Cravings aside, this comforting and gentle fragrance is a great wear for this time of year when you just want to feel all snuggly and cosy. At least you do if you live in Northern England where it rains sideways from January to March.
The sillage, or projection, of the scent was very limited, with people having to come quite close before they could tell we were wearing it.
The longevity of the scent is better than expected given its delicacy. We could definitely still make it out towards the end of the afternoon which was really nice.

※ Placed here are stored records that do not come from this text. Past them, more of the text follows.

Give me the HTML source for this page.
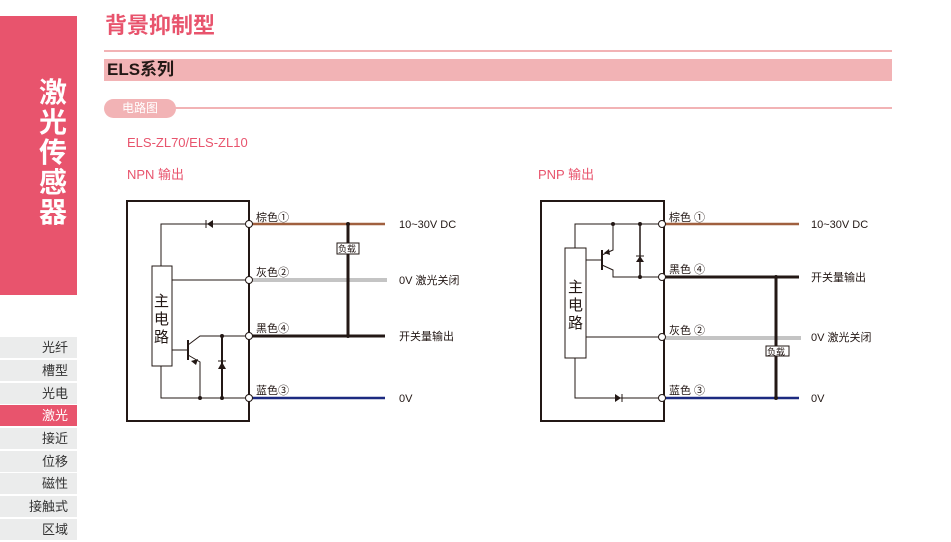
<!DOCTYPE html>
<html><head><meta charset="utf-8"><style>
body{margin:0;width:951px;height:542px;background:#fff;position:relative;overflow:hidden;font-family:"Liberation Sans","Noto Sans CJK SC",sans-serif}
.abs{position:absolute}
.side{position:absolute;left:0;width:77px;height:21px;background:#ebecec;color:#333;font-size:13px;text-align:right;box-sizing:border-box;padding-right:9px;line-height:21px}
</style></head><body>
<div class="abs" style="left:0;top:16px;width:77px;height:279px;background:#e8546d"></div>
<div class="abs" style="left:36px;top:78px;width:34px;color:#fff;font-size:28px;font-weight:bold;line-height:30px;text-align:center">激<br>光<br>传<br>感<br>器</div>
<div class="side" style="top:337px">光纤</div>
<div class="side" style="top:360px">槽型</div>
<div class="side" style="top:383px">光电</div>
<div class="side" style="top:405px;background:#e8546d;color:#fff">激光</div>
<div class="side" style="top:428px">接近</div>
<div class="side" style="top:451px">位移</div>
<div class="side" style="top:473px">磁性</div>
<div class="side" style="top:496px">接触式</div>
<div class="side" style="top:519px">区域</div>

<div class="abs" style="left:105px;top:12px;color:#e8546d;font-size:22px;font-weight:bold;line-height:28px">背景抑制型</div>
<div class="abs" style="left:104px;top:50px;width:788px;height:2px;background:#f2b3b5"></div>
<div class="abs" style="left:104px;top:59px;width:788px;height:22px;background:#f2b3b5"></div>
<div class="abs" style="left:107px;top:59px;color:#231815;font-size:17px;font-weight:bold;line-height:22px">ELS系列</div>
<div class="abs" style="left:104px;top:99px;width:72px;height:19px;border-radius:10px;background:#f2b3b5;color:#fff;font-size:12px;line-height:19px;text-align:center">电路图</div>
<div class="abs" style="left:175px;top:107px;width:717px;height:2px;background:#f2b3b5"></div>
<div class="abs" style="left:127px;top:135px;color:#e8546d;font-size:13px">ELS-ZL70/ELS-ZL10</div>
<div class="abs" style="left:127px;top:164px;color:#e8546d;font-size:13px">NPN 输出</div>
<div class="abs" style="left:538px;top:164px;color:#e8546d;font-size:13px">PNP 输出</div>

<svg class="abs" style="left:0;top:0" width="951" height="542" font-family="Liberation Sans,Noto Sans CJK SC,sans-serif" font-size="11" fill="#231815">
<g stroke="#231815" fill="none">
<!-- NPN -->
<rect x="127" y="201" width="122" height="220" stroke-width="2"/>
<rect x="152" y="266" width="20" height="100" stroke-width="1"/>
<polyline points="161,266 161,224 249,224" stroke-width="1"/>
<line x1="172" y1="280" x2="249" y2="280" stroke-width="1"/>
<polyline points="161,366 161,398 249,398" stroke-width="1"/>
<line x1="172" y1="350" x2="188" y2="350" stroke-width="1"/>
<line x1="188" y1="340" x2="188" y2="360" stroke-width="2"/>
<polyline points="188,345 200,336 249,336" stroke-width="1"/>
<polyline points="188,355 200,362 200,398" stroke-width="1"/>
<line x1="222" y1="336" x2="222" y2="398" stroke-width="2"/>
<line x1="249" y1="224" x2="385" y2="224" stroke="#a0603f" stroke-width="2.5"/>
<line x1="249" y1="280" x2="387" y2="280" stroke="#888" stroke-width="3"/>
<line x1="249" y1="280" x2="387" y2="280" stroke="#fff" stroke-width="1"/>
<line x1="249" y1="336" x2="385" y2="336" stroke-width="3"/>
<line x1="249" y1="398" x2="385" y2="398" stroke="#1c2a80" stroke-width="2.5"/>
<line x1="348" y1="224" x2="348" y2="336" stroke-width="3"/>
<rect x="337" y="243" width="22" height="11" fill="#fff" stroke-width="1"/>
<!-- PNP -->
<rect x="541" y="201" width="123" height="220" stroke-width="2"/>
<rect x="565" y="248" width="21" height="110" stroke-width="1"/>
<polyline points="575,248 575,224 662,224" stroke-width="1"/>
<line x1="586" y1="337" x2="662" y2="337" stroke-width="1"/>
<polyline points="575,358 575,398 662,398" stroke-width="1"/>
<line x1="586" y1="260" x2="602" y2="260" stroke-width="1"/>
<line x1="602" y1="250" x2="602" y2="270" stroke-width="2"/>
<polyline points="602,255 613,250 613,224" stroke-width="1"/>
<polyline points="602,265 613,270 613,277 662,277" stroke-width="1"/>
<line x1="640" y1="224" x2="640" y2="277" stroke-width="1.5"/>
<line x1="662" y1="224" x2="799" y2="224" stroke="#a0603f" stroke-width="2.5"/>
<line x1="662" y1="277" x2="799" y2="277" stroke-width="3"/>
<line x1="662" y1="338" x2="801" y2="338" stroke="#888" stroke-width="3"/>
<line x1="662" y1="338" x2="801" y2="338" stroke="#fff" stroke-width="1"/>
<line x1="662" y1="398" x2="799" y2="398" stroke="#1c2a80" stroke-width="2.5"/>
<line x1="776" y1="277" x2="776" y2="398" stroke-width="3"/>
<rect x="766" y="346" width="23" height="10" fill="#fff" stroke-width="1"/>
</g>
<g fill="#231815">
<polygon points="213,220 213,228 207,224"/><line x1="206" y1="220" x2="206" y2="228" stroke="#231815"/>
<polygon points="218,369 226,369 222,362"/><line x1="218" y1="361" x2="226" y2="361" stroke="#231815"/>
<polygon points="191,361 196,365 198,359"/>
<polygon points="636,262 644,262 640,256"/><line x1="636" y1="256" x2="644" y2="256" stroke="#231815"/>
<polygon points="615,394 615,402 621,398"/><line x1="622" y1="394" x2="622" y2="402" stroke="#231815"/>
<polygon points="604,253 609,249 610,255"/>
<circle cx="348" cy="224" r="2"/><circle cx="348" cy="336" r="2"/><circle cx="200" cy="398" r="2"/><circle cx="222" cy="398" r="2"/><circle cx="222" cy="336" r="2"/>
<circle cx="613" cy="224" r="2"/><circle cx="640" cy="224" r="2"/><circle cx="640" cy="277" r="2"/><circle cx="776" cy="277" r="2"/><circle cx="776" cy="398" r="2"/>
</g>
<g fill="#fff" stroke="#231815" stroke-width="1">
<circle cx="249" cy="224" r="3.5"/><circle cx="249" cy="280" r="3.5"/><circle cx="249" cy="336" r="3.5"/><circle cx="249" cy="398" r="3.5"/>
<circle cx="662" cy="224" r="3.5"/><circle cx="662" cy="277" r="3.5"/><circle cx="662" cy="337" r="3.5"/><circle cx="662" cy="398" r="3.5"/>
</g>
<text x="256" y="221">棕色①</text><text x="256" y="276">灰色②</text><text x="256" y="332">黑色④</text><text x="256" y="394">蓝色③</text>
<text x="399" y="228">10~30V DC</text><text x="399" y="284">0V 激光关闭</text><text x="399" y="340">开关量输出</text><text x="399" y="402">0V</text>
<text x="338" y="252" font-size="9">负载</text>
<text x="669" y="221">棕色 ①</text><text x="669" y="273">黑色 ④</text><text x="669" y="334">灰色 ②</text><text x="669" y="394">蓝色 ③</text>
<text x="811" y="228">10~30V DC</text><text x="811" y="281">开关量输出</text><text x="811" y="341">0V 激光关闭</text><text x="811" y="402">0V</text>
<text x="767" y="355" font-size="9">负载</text>
<text x="154" y="306" font-size="15">主</text><text x="154" y="324" font-size="15">电</text><text x="154" y="342" font-size="15">路</text>
<text x="568" y="292" font-size="15">主</text><text x="568" y="310" font-size="15">电</text><text x="568" y="328" font-size="15">路</text>
</svg>
</body></html>
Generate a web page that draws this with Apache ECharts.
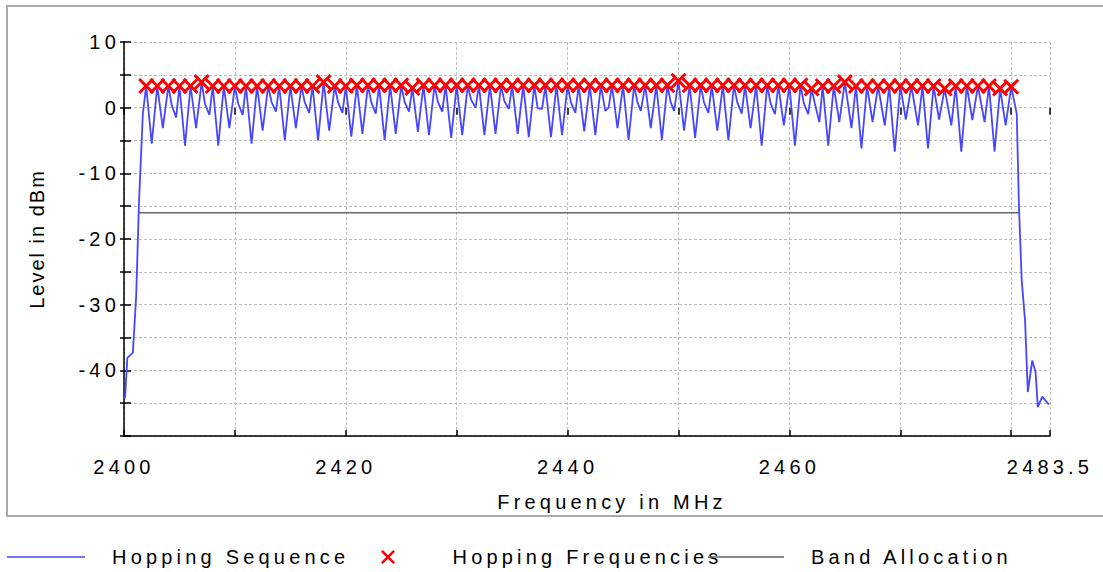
<!DOCTYPE html>
<html><head><meta charset="utf-8">
<script src="https://cdn.jsdelivr.net/npm/echarts@6/dist/echarts.min.js"></script>
<style>
html,body{margin:0;padding:0;background:#fff;}
#chart{width:1103px;height:572px;}
#chart svg text{letter-spacing:4.2px;}
#chart svg text.yname{letter-spacing:2px;}
</style></head><body><div id="chart"></div>
<script>
// ---- data ----
const hopFreq = [2402,2403,2404,2405,2406,2407,2408,2409,2410,2411,2412,2413,2414,2415,2416,2417,2418,2419,2420,2421,
  2422,2423,2424,2425,2426,2427,2428,2429,2430,2431,2432,2433,2434,2435,2436,2437,2438,2439,2440,2441,
  2442,2443,2444,2445,2446,2447,2448,2449,2450,2451,2452,2453,2454,2455,2456,2457,2458,2459,2460,2461,
  2462,2463,2464,2465,2466,2467,2468,2469,2470,2471,2472,2473,2474,2475,2476,2477,2478,2479,2480];
const hopLevel = [3.3,3.3,3.3,3.3,3.3,3.9,3.3,3.3,3.3,3.3,3.3,3.3,3.3,3.3,3.3,3.3,3.9,3.3,3.3,3.4,
  3.4,3.4,3.4,3.4,3.0,3.4,3.4,3.4,3.4,3.4,3.4,3.4,3.4,3.4,3.4,3.4,3.4,3.4,3.4,3.4,
  3.4,3.4,3.4,3.4,3.4,3.4,3.4,3.4,4.1,3.4,3.4,3.4,3.4,3.4,3.4,3.4,3.4,3.4,3.4,3.4,
  2.9,3.3,3.3,3.9,3.3,3.3,3.3,3.3,3.3,3.3,3.3,3.3,2.9,3.3,3.3,3.3,3.3,2.9,3.2];
const gapFreq = [2402.5,2403.5,2404.3,2404.7,2405.5,2406.5,2407.3,2407.7,2408.5,2409.5,2410.3,2410.7,
  2411.5,2412.5,2413.3,2413.7,2414.5,2415.5,2416.3,2416.7,2417.5,2418.5,2419.3,2419.7,
  2420.5,2421.5,2422.3,2422.7,2423.5,2424.5,2425.3,2425.7,2426.5,2427.5,2428.3,2428.7,
  2429.5,2430.5,2431.3,2431.7,2432.5,2433.5,2434.3,2434.7,2435.5,2436.5,2437.3,2437.7,
  2438.5,2439.5,2440.3,2440.7,2441.5,2442.5,2443.4,2443.7,2444.5,2445.5,2446.3,2446.6,
  2447.5,2448.5,2449.3,2449.6,2450.5,2451.5,2452.3,2452.7,2453.5,2454.5,2455.3,2455.7,
  2456.5,2457.5,2458.3,2458.7,2459.5,2460.5,2461.3,2461.7,2462.3,2462.7,2463.5,2464.5,
  2465.6,2466.5,2467.5,2468.6,2469.5,2470.5,2471.6,2472.5,2473.5,2474.6,2475.5,2476.5,
  2477.6,2478.5,2479.5];
const gapLevel = [-5.5,-3.1,0.4,-1.5,-5.8,-3.1,0.6,-1.1,-5.8,-3.1,0.6,-1.1,
  -5.5,-3.5,0.9,-0.6,-5.0,-3.1,0.8,-0.8,-5.0,-3.5,0.8,-0.8,
  -4.4,-4.0,0.8,-0.9,-4.9,-4.0,0.9,-0.6,-3.7,-4.2,0.9,-0.6,
  -4.6,-4.2,1.2,0.0,-4.2,-4.0,1.0,-0.2,-4.0,-4.5,-0.1,-0.2,
  -4.5,-4.2,0.8,-0.8,-3.6,-4.2,-0.5,0.0,-3.1,-4.9,0.8,-0.5,
  -3.1,-4.9,0.8,-0.5,-3.5,-4.6,0.8,-0.8,-3.5,-5.0,0.8,-0.9,
  -3.1,-5.8,0.7,-1.0,-2.7,-5.8,0.7,-1.0,0.6,-2.2,-5.8,-2.2,
  -3.1,-6.2,-2.2,-2.7,-6.7,-1.8,-2.7,-6.2,-1.8,-2.7,-6.7,-1.9,
  -2.2,-6.7,-2.7];
const edgeLowFreq = [2400.0,2400.1,2400.3,2400.8,2401.1,2401.35,2401.7];
const edgeLowLevel = [-44.3,-44.1,-38.1,-37.3,-28.6,-14.5,-0.9];
const edgeHighFreq = [2480.5,2480.7,2480.95,2481.25,2481.5,2481.9,2482.2,2482.4,2482.8,2483.4];
const edgeHighLevel = [-0.9,-15.0,-26.3,-32.4,-43.3,-38.5,-40.3,-45.6,-44.0,-45.2];
const bandFreq = [2401.3,2480.7];
const bandLevel = [-16,-16];
const xTickLabels = [2400,2420,2440,2460,2483.5];
const yTickLabels = [10,0,-10,-20,-30,-40];

// ---- build tables ----
function zip(a,b){return a.map((v,i)=>[v,b[i]]);}
const seqData = [].concat(zip(edgeLowFreq,edgeLowLevel), zip(hopFreq,hopLevel), zip(gapFreq,gapLevel), zip(edgeHighFreq,edgeHighLevel))
  .sort((p,q)=>p[0]-q[0]);
const hopData = zip(hopFreq,hopLevel);
const bandData = zip(bandFreq,bandLevel);

const XPATH = 'path://M0,1.3L1.3,0L5,3.7L8.7,0L10,1.3L6.3,5L10,8.7L8.7,10L5,6.3L1.3,10L0,8.7L3.7,5Z';
const LINEICON = 'path://M0,0L100,0L100,2L0,2Z';
const FONT = 'Liberation Sans, Arial, sans-serif';
const FS = 20;

const chart = echarts.init(document.getElementById('chart'), null, {renderer:'svg'});
const gridLine = {show:true, lineStyle:{color:'#bdbdbd', width:1, type:[3,2]}};
function legendOf(left, name, icon, w, pad){
  return {orient:'horizontal', left:left, top:547, padding:0, itemWidth:w, itemHeight:14, itemGap:0,
    data:[{name:name, icon:icon}],
    textStyle:{fontFamily:FONT, fontSize:FS, color:'#000', padding:[0,0,0,pad]}};
}
chart.setOption({
  animation:false,
  backgroundColor:'#fff',
  graphic:[{type:'rect', shape:{x:7, y:6, width:1120, height:510}, style:{fill:'none', stroke:'#a9a9a9', lineWidth:2}, silent:true, z:-10}],
  grid:{left:124, right:53, top:42, bottom:136, containLabel:false},
  legend:[
    legendOf(7, 'Hopping Sequence', LINEICON, 78, 22),
    legendOf(381, 'Hopping Frequencies', XPATH, 15, 52),
    legendOf(708, 'Band Allocation', LINEICON, 76, 22)
  ],
  xAxis:[{
    type:'value', min:2400, max:2483.5, interval:10, position:'bottom',
    name:'Frequency in MHz', nameLocation:'middle', nameGap:56,
    nameTextStyle:{fontFamily:FONT, fontSize:FS, color:'#000', padding:[0,0,0,50]},
    axisLine:{show:true, onZero:false, lineStyle:{color:'#000', width:1.5}},
    axisTick:{show:true, inside:true, length:6, lineStyle:{color:'#000', width:1.5}},
    axisLabel:{show:true, margin:21, fontFamily:FONT, fontSize:FS, color:'#000', hideOverlap:false,
      showMinLabel:true, showMaxLabel:true,
      formatter:v=> xTickLabels.some(t=>Math.abs(t-v)<1e-6) ? String(v) : ''},
    splitLine:gridLine
  },{
    type:'value', min:2400, max:2483.5, interval:10, position:'bottom', offset:0,
    axisLine:{show:false}, axisLabel:{show:false}, splitLine:{show:false},
    axisTick:{show:true, inside:false, length:7, lineStyle:{color:'#000', width:1.5}}
  }],
  yAxis:[{
    type:'value', min:-50, max:10, interval:5, position:'left',
    name:'Level in dBm', nameLocation:'middle', nameGap:77, nameRotate:90,
    nameTextStyle:{fontFamily:FONT, fontSize:FS, color:'#000'},
    axisLine:{show:true, onZero:false, lineStyle:{color:'#000', width:1.5}},
    axisTick:{show:true, inside:true, length:7, lineStyle:{color:'#000', width:1.5}},
    axisLabel:{show:true, margin:4, fontFamily:FONT, fontSize:FS, color:'#000',
      formatter:v=> yTickLabels.indexOf(v)>=0 ? String(v) : ''},
    splitLine:gridLine
  },{
    type:'value', min:-50, max:10, interval:5, position:'left', offset:0,
    axisLine:{show:false}, axisLabel:{show:false}, splitLine:{show:false},
    axisTick:{show:true, inside:false, length:4, lineStyle:{color:'#000', width:1.5}}
  }],
  series:[
    {name:'Band Allocation', type:'line', data:bandData, showSymbol:false, symbol:'none',
      lineStyle:{color:'#666666', width:1.5}, itemStyle:{color:'#666666'}, z:2},
    {name:'Hopping Sequence', type:'line', data:seqData, showSymbol:false, symbol:'none',
      lineStyle:{color:'#4646ff', width:1.8}, itemStyle:{color:'#4646ff'}, z:3},
    {name:'Hopping Frequencies', type:'scatter', data:hopData, symbol:XPATH, symbolSize:16,
      itemStyle:{color:'#ff0000', opacity:1}, z:4}
  ]
});
function tagYName(){
  document.querySelectorAll('#chart svg text').forEach(t=>{
    if (t.textContent === 'Level in dBm') t.classList.add('yname');
  });
}
tagYName();
chart.on('finished', tagYName);
setTimeout(tagYName, 50);
</script></body></html>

In terms of the gender market that this is aimed at, its a funny one to place, it would appear to be perhaps more geared towards the feminine side of the market but at the same time we could also see it working very well for those gents who aren’t afraid to rock a little gourmand.
Sucre d’Ebene is available from Bloom Perfumery London, who kindly supplied us with a sample of this fragrance. At Bloom this scent costs £131 for 100ml in the shadow bottle.
You can also get this direct from Pierre Guillaume in both the cyclop or shadow bottle. The cyclop bottle is priced at €110 for 50ml.